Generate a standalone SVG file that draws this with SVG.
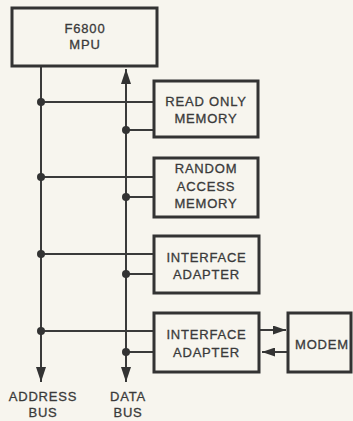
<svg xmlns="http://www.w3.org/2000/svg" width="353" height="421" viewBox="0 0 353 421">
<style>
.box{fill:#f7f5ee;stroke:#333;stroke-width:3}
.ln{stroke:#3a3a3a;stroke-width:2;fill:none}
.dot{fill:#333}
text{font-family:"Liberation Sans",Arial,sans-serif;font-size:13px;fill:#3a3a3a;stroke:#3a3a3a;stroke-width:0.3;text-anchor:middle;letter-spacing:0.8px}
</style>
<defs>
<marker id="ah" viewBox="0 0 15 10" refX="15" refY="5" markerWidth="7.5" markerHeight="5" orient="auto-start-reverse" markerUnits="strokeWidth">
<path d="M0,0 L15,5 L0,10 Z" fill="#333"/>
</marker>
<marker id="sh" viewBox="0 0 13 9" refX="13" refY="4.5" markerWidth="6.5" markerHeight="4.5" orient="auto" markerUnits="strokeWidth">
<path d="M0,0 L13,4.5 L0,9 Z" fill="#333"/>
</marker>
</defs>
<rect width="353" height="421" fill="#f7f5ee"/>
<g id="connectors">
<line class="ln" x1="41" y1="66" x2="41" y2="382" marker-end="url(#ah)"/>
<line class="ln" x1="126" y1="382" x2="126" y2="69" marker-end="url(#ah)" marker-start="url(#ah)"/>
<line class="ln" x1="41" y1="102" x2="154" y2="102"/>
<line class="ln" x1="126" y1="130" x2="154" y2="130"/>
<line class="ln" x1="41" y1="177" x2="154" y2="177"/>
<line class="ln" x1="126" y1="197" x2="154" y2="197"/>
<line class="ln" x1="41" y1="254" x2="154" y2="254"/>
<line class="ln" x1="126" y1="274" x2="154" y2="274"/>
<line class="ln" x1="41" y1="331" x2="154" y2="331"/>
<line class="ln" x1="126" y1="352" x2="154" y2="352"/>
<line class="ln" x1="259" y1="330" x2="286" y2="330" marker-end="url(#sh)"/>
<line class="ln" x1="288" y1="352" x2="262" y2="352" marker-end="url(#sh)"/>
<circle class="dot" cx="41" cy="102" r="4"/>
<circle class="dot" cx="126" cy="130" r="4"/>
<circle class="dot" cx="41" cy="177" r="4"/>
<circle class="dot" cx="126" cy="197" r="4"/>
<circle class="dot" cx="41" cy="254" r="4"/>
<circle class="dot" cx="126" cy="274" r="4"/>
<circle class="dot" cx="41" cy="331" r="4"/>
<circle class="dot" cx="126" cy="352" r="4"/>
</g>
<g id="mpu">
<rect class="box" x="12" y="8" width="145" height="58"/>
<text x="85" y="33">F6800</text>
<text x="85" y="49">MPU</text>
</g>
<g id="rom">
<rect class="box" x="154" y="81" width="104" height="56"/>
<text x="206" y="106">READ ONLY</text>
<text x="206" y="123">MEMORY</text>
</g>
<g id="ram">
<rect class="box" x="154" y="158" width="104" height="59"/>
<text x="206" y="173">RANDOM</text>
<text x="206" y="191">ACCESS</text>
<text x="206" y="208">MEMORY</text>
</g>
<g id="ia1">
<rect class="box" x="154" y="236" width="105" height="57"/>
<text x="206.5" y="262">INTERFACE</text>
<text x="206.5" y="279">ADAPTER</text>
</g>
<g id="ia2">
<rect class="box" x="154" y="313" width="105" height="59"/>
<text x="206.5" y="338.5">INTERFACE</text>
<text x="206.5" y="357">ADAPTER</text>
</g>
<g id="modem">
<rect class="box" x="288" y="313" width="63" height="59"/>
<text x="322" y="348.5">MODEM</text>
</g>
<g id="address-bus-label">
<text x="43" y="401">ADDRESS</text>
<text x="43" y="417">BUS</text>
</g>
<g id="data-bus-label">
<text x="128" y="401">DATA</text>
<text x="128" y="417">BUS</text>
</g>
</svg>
★ ★ ★ ★
--- Your instructions ---
Retype each line of the listing above word for word. Exclude the pictures.

--- The answer ---
Generate a standalone SVG file that draws this with SVG.
<svg xmlns="http://www.w3.org/2000/svg" width="353" height="421" viewBox="0 0 353 421">
<style>
.box{fill:#f7f5ee;stroke:#333;stroke-width:3}
.ln{stroke:#3a3a3a;stroke-width:2;fill:none}
.dot{fill:#333}
text{font-family:"Liberation Sans",Arial,sans-serif;font-size:13px;fill:#3a3a3a;stroke:#3a3a3a;stroke-width:0.3;text-anchor:middle;letter-spacing:0.8px}
</style>
<defs>
<marker id="ah" viewBox="0 0 15 10" refX="15" refY="5" markerWidth="7.5" markerHeight="5" orient="auto-start-reverse" markerUnits="strokeWidth">
<path d="M0,0 L15,5 L0,10 Z" fill="#333"/>
</marker>
<marker id="sh" viewBox="0 0 13 9" refX="13" refY="4.5" markerWidth="6.5" markerHeight="4.5" orient="auto" markerUnits="strokeWidth">
<path d="M0,0 L13,4.5 L0,9 Z" fill="#333"/>
</marker>
</defs>
<rect width="353" height="421" fill="#f7f5ee"/>
<g id="connectors">
<line class="ln" x1="41" y1="66" x2="41" y2="382" marker-end="url(#ah)"/>
<line class="ln" x1="126" y1="382" x2="126" y2="69" marker-end="url(#ah)" marker-start="url(#ah)"/>
<line class="ln" x1="41" y1="102" x2="154" y2="102"/>
<line class="ln" x1="126" y1="130" x2="154" y2="130"/>
<line class="ln" x1="41" y1="177" x2="154" y2="177"/>
<line class="ln" x1="126" y1="197" x2="154" y2="197"/>
<line class="ln" x1="41" y1="254" x2="154" y2="254"/>
<line class="ln" x1="126" y1="274" x2="154" y2="274"/>
<line class="ln" x1="41" y1="331" x2="154" y2="331"/>
<line class="ln" x1="126" y1="352" x2="154" y2="352"/>
<line class="ln" x1="259" y1="330" x2="286" y2="330" marker-end="url(#sh)"/>
<line class="ln" x1="288" y1="352" x2="262" y2="352" marker-end="url(#sh)"/>
<circle class="dot" cx="41" cy="102" r="4"/>
<circle class="dot" cx="126" cy="130" r="4"/>
<circle class="dot" cx="41" cy="177" r="4"/>
<circle class="dot" cx="126" cy="197" r="4"/>
<circle class="dot" cx="41" cy="254" r="4"/>
<circle class="dot" cx="126" cy="274" r="4"/>
<circle class="dot" cx="41" cy="331" r="4"/>
<circle class="dot" cx="126" cy="352" r="4"/>
</g>
<g id="mpu">
<rect class="box" x="12" y="8" width="145" height="58"/>
<text x="85" y="33">F6800</text>
<text x="85" y="49">MPU</text>
</g>
<g id="rom">
<rect class="box" x="154" y="81" width="104" height="56"/>
<text x="206" y="106">READ ONLY</text>
<text x="206" y="123">MEMORY</text>
</g>
<g id="ram">
<rect class="box" x="154" y="158" width="104" height="59"/>
<text x="206" y="173">RANDOM</text>
<text x="206" y="191">ACCESS</text>
<text x="206" y="208">MEMORY</text>
</g>
<g id="ia1">
<rect class="box" x="154" y="236" width="105" height="57"/>
<text x="206.5" y="262">INTERFACE</text>
<text x="206.5" y="279">ADAPTER</text>
</g>
<g id="ia2">
<rect class="box" x="154" y="313" width="105" height="59"/>
<text x="206.5" y="338.5">INTERFACE</text>
<text x="206.5" y="357">ADAPTER</text>
</g>
<g id="modem">
<rect class="box" x="288" y="313" width="63" height="59"/>
<text x="322" y="348.5">MODEM</text>
</g>
<g id="address-bus-label">
<text x="43" y="401">ADDRESS</text>
<text x="43" y="417">BUS</text>
</g>
<g id="data-bus-label">
<text x="128" y="401">DATA</text>
<text x="128" y="417">BUS</text>
</g>
</svg>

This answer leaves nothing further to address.